What this task involves. Retype only what runs from the first line of the listing to the line holding "plt.rcParams['axes.unicode_minus'] = False", both included. Do not retype the pictures.

--- start Working data ---

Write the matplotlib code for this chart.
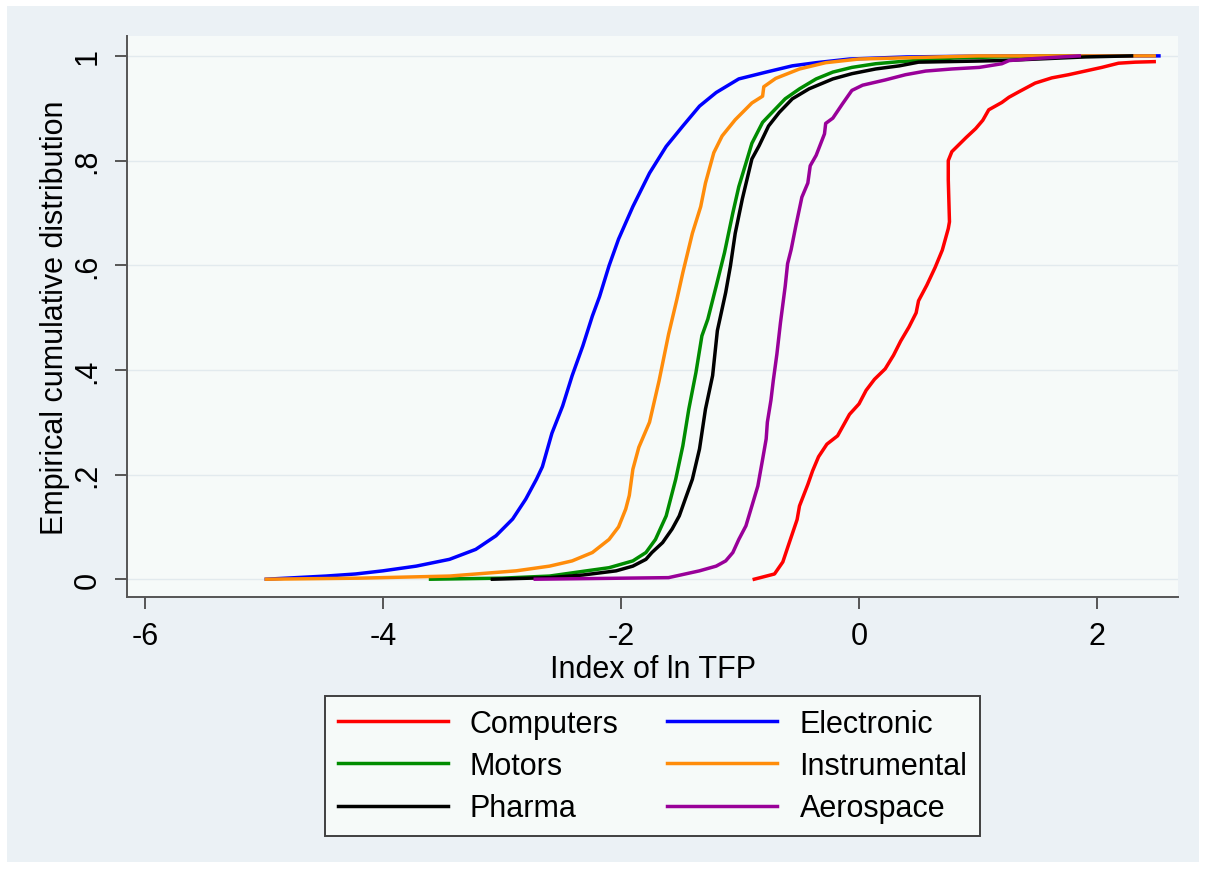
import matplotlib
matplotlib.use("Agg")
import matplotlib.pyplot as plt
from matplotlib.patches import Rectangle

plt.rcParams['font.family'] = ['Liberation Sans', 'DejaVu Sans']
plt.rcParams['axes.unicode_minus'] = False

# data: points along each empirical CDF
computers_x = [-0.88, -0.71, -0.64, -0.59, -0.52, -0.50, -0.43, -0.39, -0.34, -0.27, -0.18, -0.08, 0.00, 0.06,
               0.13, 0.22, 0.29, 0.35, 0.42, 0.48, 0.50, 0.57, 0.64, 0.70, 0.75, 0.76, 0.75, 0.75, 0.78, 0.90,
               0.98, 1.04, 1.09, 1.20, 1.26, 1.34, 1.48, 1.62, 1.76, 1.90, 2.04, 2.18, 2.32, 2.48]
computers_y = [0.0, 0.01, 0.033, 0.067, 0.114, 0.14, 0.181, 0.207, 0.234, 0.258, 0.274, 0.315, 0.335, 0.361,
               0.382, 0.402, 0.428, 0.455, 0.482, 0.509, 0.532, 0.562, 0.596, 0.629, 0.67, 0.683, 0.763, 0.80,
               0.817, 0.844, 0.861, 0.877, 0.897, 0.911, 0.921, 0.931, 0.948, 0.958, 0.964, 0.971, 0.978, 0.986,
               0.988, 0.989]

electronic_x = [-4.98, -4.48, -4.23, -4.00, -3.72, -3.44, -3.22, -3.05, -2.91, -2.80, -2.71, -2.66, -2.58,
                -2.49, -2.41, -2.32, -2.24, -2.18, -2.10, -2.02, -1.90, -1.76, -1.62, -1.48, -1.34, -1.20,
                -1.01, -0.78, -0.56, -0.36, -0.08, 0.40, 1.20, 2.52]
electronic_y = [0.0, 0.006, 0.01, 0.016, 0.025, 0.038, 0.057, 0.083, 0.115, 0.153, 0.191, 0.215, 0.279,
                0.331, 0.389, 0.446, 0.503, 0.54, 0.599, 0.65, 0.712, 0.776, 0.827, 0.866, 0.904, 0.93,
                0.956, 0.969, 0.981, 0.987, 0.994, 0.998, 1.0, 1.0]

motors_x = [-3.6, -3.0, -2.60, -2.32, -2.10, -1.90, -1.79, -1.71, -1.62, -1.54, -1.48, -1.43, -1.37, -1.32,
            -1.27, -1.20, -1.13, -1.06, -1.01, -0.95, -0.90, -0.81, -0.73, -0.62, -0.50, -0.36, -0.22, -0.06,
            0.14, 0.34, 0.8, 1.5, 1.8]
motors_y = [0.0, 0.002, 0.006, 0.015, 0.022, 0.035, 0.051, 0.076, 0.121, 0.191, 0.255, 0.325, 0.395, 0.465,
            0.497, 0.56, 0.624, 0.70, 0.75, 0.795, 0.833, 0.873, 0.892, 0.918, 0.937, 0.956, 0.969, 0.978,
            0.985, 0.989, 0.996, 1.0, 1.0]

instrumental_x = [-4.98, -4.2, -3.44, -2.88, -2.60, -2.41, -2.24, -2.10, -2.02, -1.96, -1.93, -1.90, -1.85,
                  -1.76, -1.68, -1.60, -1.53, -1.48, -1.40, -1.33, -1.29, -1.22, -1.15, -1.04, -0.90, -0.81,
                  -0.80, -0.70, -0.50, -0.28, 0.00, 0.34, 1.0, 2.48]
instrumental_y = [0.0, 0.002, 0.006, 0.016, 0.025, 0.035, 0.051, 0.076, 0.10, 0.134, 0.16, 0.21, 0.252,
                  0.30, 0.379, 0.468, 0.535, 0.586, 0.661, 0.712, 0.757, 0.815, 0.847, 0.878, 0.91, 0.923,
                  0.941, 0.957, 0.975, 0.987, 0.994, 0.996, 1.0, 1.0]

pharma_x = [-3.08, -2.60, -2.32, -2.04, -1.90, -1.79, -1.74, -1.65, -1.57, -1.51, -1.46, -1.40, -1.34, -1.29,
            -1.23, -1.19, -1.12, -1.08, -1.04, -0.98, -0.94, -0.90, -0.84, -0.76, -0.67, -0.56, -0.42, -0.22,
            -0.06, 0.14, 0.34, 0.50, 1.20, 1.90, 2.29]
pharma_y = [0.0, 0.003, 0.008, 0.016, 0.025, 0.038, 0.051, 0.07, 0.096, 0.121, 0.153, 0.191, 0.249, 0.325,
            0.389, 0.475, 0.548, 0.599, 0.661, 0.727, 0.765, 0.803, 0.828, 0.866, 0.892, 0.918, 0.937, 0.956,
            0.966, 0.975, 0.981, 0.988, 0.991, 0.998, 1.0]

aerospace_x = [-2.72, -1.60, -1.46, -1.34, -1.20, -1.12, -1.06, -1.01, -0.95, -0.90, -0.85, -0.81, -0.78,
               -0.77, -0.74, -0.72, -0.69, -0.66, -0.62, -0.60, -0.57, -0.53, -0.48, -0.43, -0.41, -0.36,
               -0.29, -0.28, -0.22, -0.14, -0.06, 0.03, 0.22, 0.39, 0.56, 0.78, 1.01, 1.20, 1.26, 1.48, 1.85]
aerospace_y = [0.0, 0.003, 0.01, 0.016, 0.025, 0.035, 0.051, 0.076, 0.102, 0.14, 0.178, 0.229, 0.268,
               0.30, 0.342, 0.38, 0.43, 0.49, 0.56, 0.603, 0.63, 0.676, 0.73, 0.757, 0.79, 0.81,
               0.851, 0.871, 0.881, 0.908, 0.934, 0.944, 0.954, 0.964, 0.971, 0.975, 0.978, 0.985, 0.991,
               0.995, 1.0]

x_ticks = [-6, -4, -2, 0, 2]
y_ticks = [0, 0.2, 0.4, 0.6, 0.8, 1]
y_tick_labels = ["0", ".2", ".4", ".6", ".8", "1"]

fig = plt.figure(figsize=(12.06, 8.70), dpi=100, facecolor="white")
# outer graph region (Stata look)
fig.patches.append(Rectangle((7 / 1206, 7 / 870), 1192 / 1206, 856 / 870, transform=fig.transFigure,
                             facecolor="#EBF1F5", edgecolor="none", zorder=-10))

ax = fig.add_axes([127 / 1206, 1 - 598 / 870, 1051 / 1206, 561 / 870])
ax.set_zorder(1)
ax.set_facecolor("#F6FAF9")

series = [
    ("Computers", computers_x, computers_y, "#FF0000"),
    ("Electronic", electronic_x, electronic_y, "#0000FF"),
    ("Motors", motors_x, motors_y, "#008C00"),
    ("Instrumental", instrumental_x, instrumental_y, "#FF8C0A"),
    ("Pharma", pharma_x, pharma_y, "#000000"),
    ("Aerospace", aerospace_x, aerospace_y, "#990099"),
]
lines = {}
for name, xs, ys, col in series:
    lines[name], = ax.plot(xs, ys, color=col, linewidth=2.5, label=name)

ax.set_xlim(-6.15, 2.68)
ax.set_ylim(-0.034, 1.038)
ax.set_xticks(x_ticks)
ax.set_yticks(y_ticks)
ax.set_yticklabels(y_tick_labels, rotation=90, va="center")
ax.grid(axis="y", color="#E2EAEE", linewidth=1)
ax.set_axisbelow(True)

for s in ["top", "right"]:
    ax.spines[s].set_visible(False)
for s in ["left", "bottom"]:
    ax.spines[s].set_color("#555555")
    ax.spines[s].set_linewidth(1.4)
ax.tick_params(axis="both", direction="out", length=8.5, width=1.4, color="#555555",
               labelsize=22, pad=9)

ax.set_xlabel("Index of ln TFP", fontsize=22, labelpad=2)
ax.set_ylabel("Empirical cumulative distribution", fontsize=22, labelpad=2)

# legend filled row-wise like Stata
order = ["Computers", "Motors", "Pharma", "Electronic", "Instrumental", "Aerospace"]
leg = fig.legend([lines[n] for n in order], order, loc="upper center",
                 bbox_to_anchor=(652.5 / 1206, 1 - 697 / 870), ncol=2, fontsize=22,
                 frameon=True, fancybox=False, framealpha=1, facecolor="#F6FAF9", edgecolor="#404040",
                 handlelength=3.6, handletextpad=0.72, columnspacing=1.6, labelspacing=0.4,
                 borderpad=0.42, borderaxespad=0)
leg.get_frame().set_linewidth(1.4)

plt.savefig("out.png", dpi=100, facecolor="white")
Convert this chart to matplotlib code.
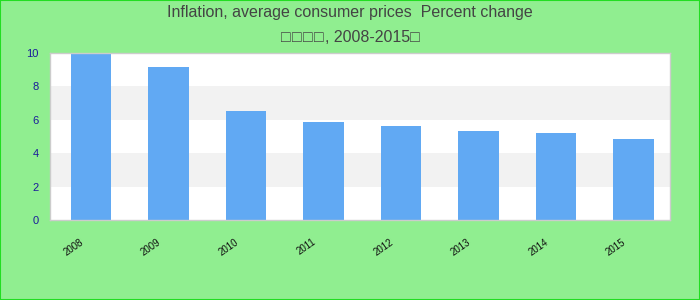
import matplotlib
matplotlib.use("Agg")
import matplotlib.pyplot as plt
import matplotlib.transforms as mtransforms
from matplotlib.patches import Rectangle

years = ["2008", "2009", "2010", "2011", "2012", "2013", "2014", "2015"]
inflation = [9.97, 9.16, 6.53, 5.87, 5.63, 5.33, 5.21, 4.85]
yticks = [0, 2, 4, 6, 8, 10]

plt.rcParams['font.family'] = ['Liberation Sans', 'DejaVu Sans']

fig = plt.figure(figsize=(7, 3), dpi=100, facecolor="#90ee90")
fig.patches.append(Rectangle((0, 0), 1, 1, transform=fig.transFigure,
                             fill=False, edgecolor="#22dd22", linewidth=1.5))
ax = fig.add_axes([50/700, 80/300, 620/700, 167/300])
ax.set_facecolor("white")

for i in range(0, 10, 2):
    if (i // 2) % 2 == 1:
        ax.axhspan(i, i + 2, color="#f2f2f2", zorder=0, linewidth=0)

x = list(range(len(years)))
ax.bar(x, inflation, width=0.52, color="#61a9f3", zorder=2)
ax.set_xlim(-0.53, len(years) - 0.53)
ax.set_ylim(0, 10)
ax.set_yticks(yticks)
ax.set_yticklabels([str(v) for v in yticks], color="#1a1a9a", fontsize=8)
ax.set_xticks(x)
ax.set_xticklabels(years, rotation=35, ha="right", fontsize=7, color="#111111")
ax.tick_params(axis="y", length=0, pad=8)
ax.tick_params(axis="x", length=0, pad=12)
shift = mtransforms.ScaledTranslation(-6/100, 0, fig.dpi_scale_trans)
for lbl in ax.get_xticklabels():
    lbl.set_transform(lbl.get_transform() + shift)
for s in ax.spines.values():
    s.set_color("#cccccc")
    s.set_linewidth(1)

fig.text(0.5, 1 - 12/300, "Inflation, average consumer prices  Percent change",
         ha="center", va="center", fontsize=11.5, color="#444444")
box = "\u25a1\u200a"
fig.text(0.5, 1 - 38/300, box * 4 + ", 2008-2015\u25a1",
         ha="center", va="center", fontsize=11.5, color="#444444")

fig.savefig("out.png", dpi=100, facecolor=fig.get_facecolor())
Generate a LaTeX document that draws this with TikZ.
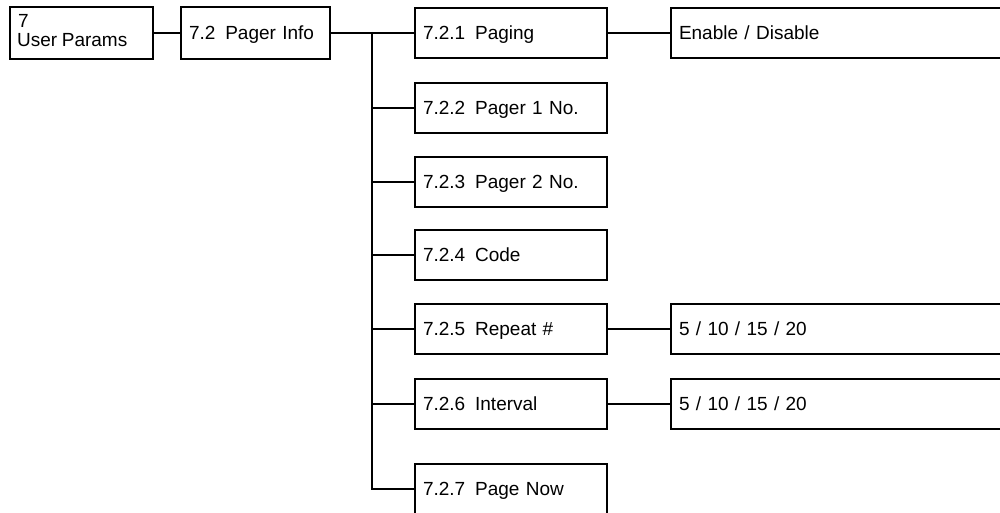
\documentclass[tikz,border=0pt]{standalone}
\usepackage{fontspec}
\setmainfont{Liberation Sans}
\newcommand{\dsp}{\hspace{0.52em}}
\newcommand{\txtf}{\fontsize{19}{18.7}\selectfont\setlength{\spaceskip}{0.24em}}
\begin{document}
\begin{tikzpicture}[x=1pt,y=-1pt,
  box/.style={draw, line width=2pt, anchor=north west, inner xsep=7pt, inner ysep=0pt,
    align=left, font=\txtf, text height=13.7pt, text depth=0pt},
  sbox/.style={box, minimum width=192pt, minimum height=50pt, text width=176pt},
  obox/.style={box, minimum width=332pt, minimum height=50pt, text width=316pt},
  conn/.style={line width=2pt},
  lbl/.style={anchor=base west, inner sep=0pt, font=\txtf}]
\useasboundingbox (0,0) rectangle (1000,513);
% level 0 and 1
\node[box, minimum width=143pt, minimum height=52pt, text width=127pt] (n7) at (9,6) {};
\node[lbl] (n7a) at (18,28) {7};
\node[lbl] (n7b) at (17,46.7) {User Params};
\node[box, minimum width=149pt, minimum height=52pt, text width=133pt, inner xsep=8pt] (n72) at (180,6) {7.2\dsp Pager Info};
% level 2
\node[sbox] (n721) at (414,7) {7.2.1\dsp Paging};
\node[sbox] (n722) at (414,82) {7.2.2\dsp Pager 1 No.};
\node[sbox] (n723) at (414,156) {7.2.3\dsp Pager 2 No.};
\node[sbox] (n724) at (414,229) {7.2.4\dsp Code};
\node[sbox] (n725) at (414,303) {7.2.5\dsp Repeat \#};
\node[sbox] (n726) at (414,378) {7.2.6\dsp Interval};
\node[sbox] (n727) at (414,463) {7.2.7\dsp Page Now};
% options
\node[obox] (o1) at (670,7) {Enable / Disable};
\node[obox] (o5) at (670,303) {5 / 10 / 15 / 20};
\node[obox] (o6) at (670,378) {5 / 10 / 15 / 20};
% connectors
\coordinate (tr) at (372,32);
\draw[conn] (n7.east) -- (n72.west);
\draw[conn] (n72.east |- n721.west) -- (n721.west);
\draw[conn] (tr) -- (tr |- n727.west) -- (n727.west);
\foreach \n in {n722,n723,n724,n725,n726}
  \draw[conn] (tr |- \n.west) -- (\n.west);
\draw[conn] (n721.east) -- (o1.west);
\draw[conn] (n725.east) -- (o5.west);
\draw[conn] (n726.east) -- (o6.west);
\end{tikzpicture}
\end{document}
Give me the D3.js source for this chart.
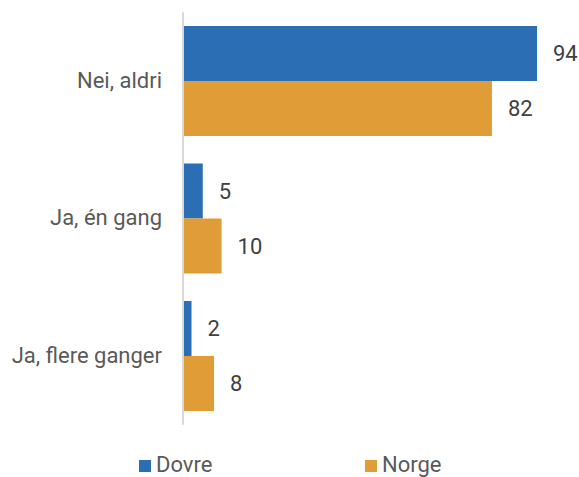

--- end Working data ---

Solved problem.
Write the matplotlib code for this chart.
import matplotlib
matplotlib.use("Agg")
import matplotlib.pyplot as plt
from matplotlib.patches import Rectangle

plt.rcParams['font.family'] = ['Liberation Sans', 'DejaVu Sans']
plt.rcParams['axes.unicode_minus'] = False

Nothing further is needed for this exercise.